Soon his self-taught skills became more widely known about, and, because there was practically no one else in Japan who was trained in Arabic calligraphy, he was swamped with requests from foreign embassies in Tokyo and Japanese corporations doing business in Arabic-speaking countries to write everything from party banners to corporate logos and advertising copy.
But with the arrival of Arabic word processors and PCs in the late 1980s -- which he was partly responsible for because he helped develop various computer-friendly Arabic fonts -- such requests soon dried up.
Then in 1988, in the final days of the Iran-Iraq War, the Iraqi government invited Honda to participate in a high-profile calligraphy festival in Baghdad, where hundreds of top professionals from around the world converged to display their best works. There, he became acquainted with the greatest names in the field, including Hassan Chelby, a Turkish master whom he subsequently asked for private lessons. His request was accepted and, finally in 2000, Chelby gave Honda a license to teach calligraphy.
Now, as a master in his own right, Honda has carved out a niche for himself with his unique use of colors. While he sticks to the traditional rules of Arabic calligraphy, which dictate such details as how to place punctuation marks, he says that his Japanese heritage helps him to break conventions, too. For one, he likes to use the gradation of nuanced colors in his backgrounds -- unlike many other artists who contrast one vivid color against another. "To me, blue has more than 20 different variations," he said. "My colors reflect my sensibility as a Japanese."
While thirty years have elapsed since Honda first visited Saudi Arabia, it is the desert life from those days that continues to inspire his works, says the tall, slim man who now lives in the seaside town of Zushi in Kanagawa Prefecture west of Tokyo with his Japanese wife and their grown-up daughter.
But you don't have to be a Muslim or an Arabic expert to enjoy the art, Honda insists. In fact, many in his ever-expanding group of students are not Muslims, and some do not even know the Arabic language, he said. However, his students, also include two dozen at the Saudi Embassy-affiliated Arabic Islamic Institute in Tokyo, who are doing remarkably well, he reports with obvious satisfaction.
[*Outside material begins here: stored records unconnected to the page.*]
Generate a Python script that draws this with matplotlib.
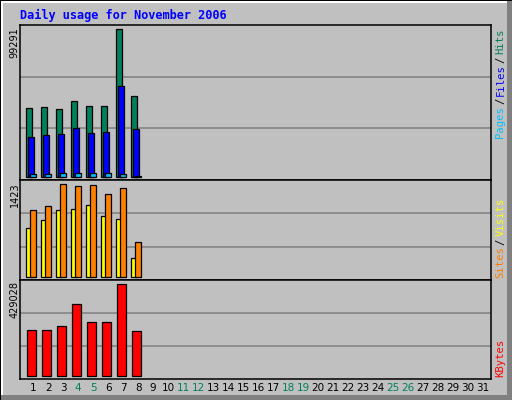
import matplotlib
matplotlib.use('Agg')
import matplotlib.pyplot as plt
from matplotlib.patches import Rectangle

# Daily usage, November 2006 (only days 1-8 have data)
days = list(range(1, 32))
weekend_days = [4, 5, 11, 12, 18, 19, 25, 26]
data_days = [1, 2, 3, 4, 5, 6, 7, 8]
hits = [46070, 46750, 45600, 50800, 47420, 47420, 99291, 54170]
files = [26680, 28030, 28710, 32760, 29380, 30060, 61130, 32090]
pages = [1700, 1700, 2360, 2360, 2360, 2360, 1700, 400]
visits = [750, 873, 1023, 1043, 1104, 935, 889, 288]
sites = [1023, 1089, 1423, 1397, 1412, 1274, 1361, 534]
kbytes = [212160, 212160, 231000, 336150, 249870, 249870, 429028, 207440]

BG = '#C0C0C0'
GRID = '#808080'
C_HITS = '#00805C'
C_FILES = '#0000FF'
C_PAGES = '#00C0FF'
C_VISITS = '#FFFF00'
C_SITES = '#FF8000'
C_KB = '#FF0000'

W, H = 512, 400
fig = plt.figure(figsize=(W / 100, H / 100), dpi=100, facecolor=BG)


def prect(x, y, w, h, color):
    # rectangle given in pixels from top-left
    fig.add_artist(Rectangle((x / W, 1 - (y + h) / H), w / W, h / H,
                             transform=fig.transFigure, color=color, lw=0))


# outer bevel
prect(0, 0, W, 1, 'black')
prect(0, 0, 1, H, 'black')
prect(1, 1, W - 1, 2, 'white')
prect(1, 1, 2, H - 1, 'white')
prect(W - 5, 1, 5, H - 1, GRID)
prect(1, H - 5, W - 1, 5, GRID)

left_px, right_px = 20, 491
xmin = 1 - 11.3 / 15
xmax = 1 + (right_px - 31.3) / 15


def panel(top, bottom, vmax):
    hgt = bottom - top
    ax = fig.add_axes([left_px / W, 1 - bottom / H, (right_px - left_px) / W, hgt / H])
    ax.set_facecolor(BG)
    s = vmax / (hgt - 7.5)
    ax.set_ylim(-3.3 * s, (hgt - 3.3) * s)
    ax.set_xlim(xmin, xmax)
    for f in (1 / 3, 2 / 3):
        ax.plot([0, 1], [f, f], transform=ax.transAxes, color=GRID, lw=1.1, zorder=0.5)
    for sp in ax.spines.values():
        sp.set_color('black')
        sp.set_linewidth(1.1)
    ax.set_yticks([])
    ax.set_xticks([])
    return ax


bw = 0.42
ax1 = panel(25, 180, max(hits))
ax1.bar([d - 0.153 for d in data_days], hits, bw, color=C_HITS, edgecolor='black', lw=0.9, zorder=2)
ax1.bar([d - 0.03 for d in data_days], files, bw, color=C_FILES, edgecolor='black', lw=0.9, zorder=3)
ax1.bar([d + 0.113 for d in data_days], pages, bw, color=C_PAGES, edgecolor='black', lw=0.9, zorder=4)

ax2 = panel(180, 280, max(sites))
ax2.bar([d - 0.153 for d in data_days], visits, bw, color=C_VISITS, edgecolor='black', lw=0.9, zorder=2)
ax2.bar([d + 0.113 for d in data_days], sites, bw, color=C_SITES, edgecolor='black', lw=0.9, zorder=3)

ax3 = panel(280, 379, max(kbytes))
ax3.bar(data_days, kbytes, 0.6, color=C_KB, edgecolor='black', lw=0.9, zorder=2)
ax3.set_xticks([d + 0.12 for d in days])
ax3.set_xticklabels([str(d) for d in days], fontsize=7.5, family='DejaVu Sans')
ax3.tick_params(axis='x', length=0, pad=3)
for lab, d in zip(ax3.get_xticklabels(), days):
    lab.set_color(C_HITS if d in weekend_days else 'black')

# title
fig.text(20 / W, 1 - 15.5 / H, 'Daily usage for November 2006', color='#0000FF',
         fontsize=8.6, fontweight='bold', family='DejaVu Sans Mono', va='center', ha='left')

# max labels on the left
for val, ytop in ((max(hits), 27), (max(sites), 182.5), (max(kbytes), 281.5)):
    fig.text(14.5 / W, 1 - ytop / H, str(val), rotation=90, fontsize=7,
             family='DejaVu Sans', va='top', ha='center', color='black')

# legends on the right, rotated pieces
mono = dict(rotation=90, fontsize=7.6, family='DejaVu Sans Mono', va='center', ha='center')
for txt, col, yc in (('Pages', C_PAGES, 122), ('/', 'black', 101), ('Files', C_FILES, 80),
                     ('/', 'black', 60), ('Hits', C_HITS, 41.3),
                     ('Sites', C_SITES, 262.5), ('/', 'black', 241.7), ('Visits', C_VISITS, 217),
                     ('KBytes', C_KB, 358.3)):
    fig.text(500.5 / W, 1 - yc / H, txt, color=col, **mono)

fig.savefig('out.png', dpi=100, facecolor=BG)
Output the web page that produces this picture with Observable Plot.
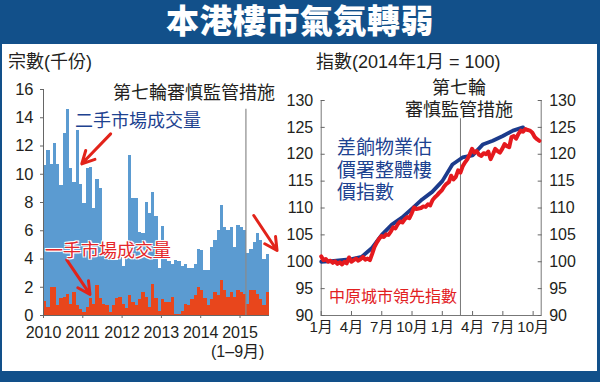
<!DOCTYPE html>
<html><head><meta charset="utf-8">
<script src="https://cdn.jsdelivr.net/npm/d3@7"></script>
<script src="https://cdn.jsdelivr.net/npm/@observablehq/plot@0.6"></script>
<style>
html,body{margin:0;padding:0;background:#fff;}
#wrap{position:relative;width:600px;height:382px;overflow:hidden;background:#fff;
  font-family:"Liberation Sans","Noto Sans CJK TC",sans-serif;color:#231f20;}
.abs{position:absolute;white-space:nowrap;line-height:1;}
.plotbox{position:absolute;top:0;}
.blk{background:#12508a;position:absolute;}
</style></head><body>
<div id="wrap">
  <div class="blk" style="left:0;top:0;width:600px;height:44px;"></div>
  <div class="blk" style="left:0;top:44px;width:2px;height:327px;"></div>
  <div class="blk" style="left:597px;top:44px;width:3px;height:327px;"></div>
  <div class="blk" style="left:0;top:371px;width:600px;height:11px;"></div>
  <div id="leftPlot" class="plotbox" style="left:0;"></div>
  <div id="rightPlot" class="plotbox" style="left:300px;"></div>
  <div class="abs" style="left:0;top:5px;width:600px;text-align:center;font-family:'Liberation Sans','Noto Sans CJK TC',sans-serif;font-weight:900;font-size:33px;color:#fff;letter-spacing:0.5px;">本港樓市氣氛轉弱</div>
  <div class="abs" style="left:8px;top:53px;font-size:18px;">宗數(千份)</div>
  <div class="abs" style="left:113px;top:84px;font-size:18px;">第七輪審慎監管措施</div>
  <div class="abs" style="left:75px;top:112px;font-size:18px;color:#1d4290;">二手市場成交量</div>
  <div class="abs" style="left:45px;top:242px;font-size:18px;color:#e5262a;text-shadow:0 0 2px #fff,1px 1px 0 #fff,-1px -1px 0 #fff,1px -1px 0 #fff,-1px 1px 0 #fff;">一手市場成交量</div>
  <div class="abs" style="left:211px;top:344px;font-size:16px;">(1–9月)</div>
  <div class="abs" style="left:316px;top:53px;font-size:18px;">指數(2014年1月 = 100)</div>
  <div class="abs" style="left:409px;top:79px;width:100px;text-align:center;font-size:18px;">第七輪</div>
  <div class="abs" style="left:389px;top:101px;width:140px;text-align:center;font-size:18px;">審慎監管措施</div>
  <div class="abs" style="left:337px;top:137px;font-size:19px;line-height:22.5px;color:#1d4290;white-space:pre;">差餉物業估
價署整體樓
價指數</div>
  <div class="abs" style="left:329px;top:289px;font-size:16px;color:#e2201f;">中原城市領先指數</div>
</div>
<script>
// ---------- data ----------
const years = ["2010","2011","2012","2013","2014","2015"];
// secondary market transactions (thousand), monthly Jan 2010 - Sep 2015
const secondary = [
  10.6, 11.7, 10.7, 12.2, 10.7, 9.2, 12.9, 14.6, 10.4, 9.4, 13.1, 9.3,
  7.9, 10.4, 10.5, 7.6, 9.6, 9.0, 4.6, 4.4, 4.5, 4.1, 3.9, 4.2,
  3.5, 4.6, 11.3, 8.3, 8.3, 5.9, 5.8, 8.0, 7.2, 8.7, 7.0, 3.3,
  6.3, 4.0, 3.8, 3.6, 3.9, 3.8, 3.5, 3.6, 3.3, 3.3, 3.6, 4.7,
  4.6, 3.2, 3.2, 4.8, 5.3, 6.0, 7.8, 6.2, 6.0, 6.2, 4.8, 6.4,
  6.2, 6.0, 4.4, 4.7, 5.2, 5.8, 5.3, 4.0, 4.3
];
// primary market transactions (thousand)
const primary = [
  1.0, 0.6, 2.0, 2.0, 0.7, 1.2, 1.3, 1.5, 0.8, 1.6, 0.7, 0.4,
  0.2, 0.6, 1.2, 0.8, 2.1, 1.2, 0.8, 0.7, 0.2, 0.7, 1.2, 1.3,
  0.8, 0.5, 1.4, 0.9, 0.7, 1.1, 1.6, 1.3, 0.6, 2.2, 1.2, 0.3,
  1.1, 0.9, 0.9, 1.3, 0.1, 0.1, 0.3, 0.8, 0.7, 1.1, 1.4, 2.0,
  1.8, 1.2, 0.7, 1.1, 1.6, 1.4, 2.5, 1.8, 1.3, 1.6, 1.3, 1.8,
  1.6, 1.5, 0.8, 1.8, 1.8, 1.5, 1.1, 0.7, 1.6
];
const policyMonthL = 61.8;   // late Feb 2015, months since Jan 2010
const policyTopL = 14.6;
const arrowNotes = [
  {x1: 20.5, y1: 12.86, x2: 11.7, y2: 10.74},
  {x1: 7.1, y1: 3.94, x2: 14.2, y2: 1.49},
  {x1: 64.2, y1: 7.08, x2: 71.3, y2: 4.6}
];

const monthLabels = ["1月","4月","7月","10月","1月","4月","7月","10月"];
// R&V price index, monthly from Jan 2014
const rvIndex = [100.0, 100.1, 100.3, 100.5, 100.9, 102.5, 105.0, 106.9, 108.2, 109.9, 111.6,
  113.0, 115.0, 118.1, 119.4, 119.8, 121.8, 122.5, 123.4, 124.4, 125.0];
// Centa-City Leading Index, weekly from first week of 2014
const cclIndex = [
  101.0, 100.3, 100.5, 100.0, 100.2, 99.8, 100.1, 99.6, 99.9, 99.5, 100.0, 99.7,
  100.8, 100.0, 100.3, 100.6, 100.2, 100.5, 100.9, 100.4, 100.6, 100.3,
  101.5, 102.8, 103.6, 104.3, 104.8, 104.6, 105.1, 105.0, 105.6, 106.4, 106.2, 107.0,
  107.5, 107.3, 107.9, 108.3, 108.1, 109.0, 110.1, 109.8, 109.9, 110.0, 110.3, 110.2,
  110.7, 110.5, 111.5, 112.0, 112.4, 112.9, 113.3, 114.0, 114.5, 114.8, 116.0, 115.3,
  115.8, 117.0, 116.6, 117.8, 118.5, 119.1, 120.0, 121.0, 120.3, 120.6, 119.9, 119.7,
  120.2, 120.0, 120.5, 119.1, 120.0, 121.0, 120.6, 120.3, 121.0, 121.9, 121.5, 121.3,
  123.2, 123.4, 122.9, 123.8, 124.4, 124.2, 124.7, 124.5, 124.4, 124.0, 123.2, 122.8, 122.5
];
const policyMonthR = 13.8;
const policyTopR = 126.6;
const xEndR = 21.8;

// ---------- build ----------
const FONT = "'Liberation Sans','Noto Sans CJK TC',sans-serif";
const barsData = secondary.map((v, i) => ({i, sec: v, pri: primary[i]}));

const left = Plot.plot({
  width: 300, height: 382,
  marginLeft: 43, marginRight: 31, marginTop: 89, marginBottom: 67,
  style: {background: "transparent", fontFamily: FONT, fontSize: "16px", color: "#231f20", overflow: "visible"},
  x: {domain: [0, secondary.length]},
  y: {domain: [0, 16]},
  marks: [
    Plot.rect(barsData, {x1: "i", x2: d => d.i + 1, y1: 0, y2: "sec", fill: "#5b9bd1", shapeRendering: "crispEdges"}),
    Plot.rect(barsData, {x1: "i", x2: d => d.i + 1, y1: 0, y2: "pri", fill: "#e8461c", shapeRendering: "crispEdges"}),
    Plot.ruleX([policyMonthL], {y1: 0, y2: policyTopL, stroke: "#8a8a8a", strokeWidth: 1.2}),
    Plot.ruleX([0], {stroke: "#666"}),
    Plot.ruleY([0], {stroke: "#666"}),
    Plot.axisY({ticks: d3.range(0, 17, 2), tickSize: 3, tickPadding: 7, fontSize: 16.5, stroke: "#666", label: null}),
    Plot.axisX({ticks: years.map((_, k) => k * 12), tickFormat: d => years[d / 12], tickSize: 3, tickPadding: 8, fontSize: 16, stroke: "#666", label: null}),
    Plot.arrow(arrowNotes, {x1: "x1", y1: "y1", x2: "x2", y2: "y2", stroke: "#e2231a", strokeWidth: 3, headLength: 12, headAngle: 55})
  ]
});
document.getElementById("leftPlot").appendChild(left);

const rvData = rvIndex.map((v, m) => ({m, v}));
const cclData = cclIndex.map((v, w) => ({m: w * 7 / 30.44, v}));

const right = Plot.plot({
  width: 300, height: 382,
  marginLeft: 20.7, marginRight: 59.3, marginTop: 100, marginBottom: 67,
  style: {background: "transparent", fontFamily: FONT, fontSize: "16px", color: "#231f20", overflow: "visible"},
  x: {domain: [0, xEndR]},
  y: {domain: [90, 130]},
  marks: [
    Plot.ruleX([0, xEndR], {stroke: "#777"}),
    Plot.ruleY([90], {stroke: "#777"}),
    Plot.ruleX([policyMonthR], {y1: 90, y2: policyTopR, stroke: "#777", strokeWidth: 1}),
    Plot.axisY({anchor: "left", ticks: d3.range(90, 131, 5), tickSize: -4, tickPadding: 12, fontSize: 16, stroke: "#666", label: null}),
    Plot.axisY({anchor: "right", ticks: d3.range(90, 131, 5), tickSize: -4, tickPadding: 12, fontSize: 16, stroke: "#666", label: null}),
    Plot.axisX({ticks: d3.range(0, 22, 3), tickFormat: d => monthLabels[d / 3], tickSize: -4, tickPadding: 10, fontSize: 15, stroke: "#666", label: null}),
    Plot.line(rvData, {x: "m", y: "v", stroke: "#1c3b8c", strokeWidth: 3.8}),
    Plot.line(cclData, {x: "m", y: "v", stroke: "#e5191e", strokeWidth: 4})
  ]
});
document.getElementById("rightPlot").appendChild(right);
</script>
</body></html>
In the latest round of the prestigious calligraphic art competition staged by the Research Center for Islamic History, Art and Culture (IRCICA) in Istanbul every three years, four Japanese -- three of whom were students of Honda -- won awards. And that was a record-breaking number, said Koichi Yamaoka, secretary general of the Japan Arabic Calligraphy Association, which he set up with Honda in 2006. "This is quite an epoch-making development," Yamaoka said. "People over there must be wondering what is going on in Japan."
But to Honda, his students' success comes as no surprise. "Japanese people have a background in calligraphy through their experience of learning shodo (Japanese calligraphy)," he said. "Even if you are not able to understand the Arabic language, you can appreciate the beauty of its written form.
"To me, there are various levels of beauty in the letters. One Arabic letter of the alphabet is beautiful by itself, but when it becomes part of a sentence, there is another level of beauty. And then the letters start to move as if they were living creatures.
"To me, it is almost like music with no sound," he said, smiling serenely.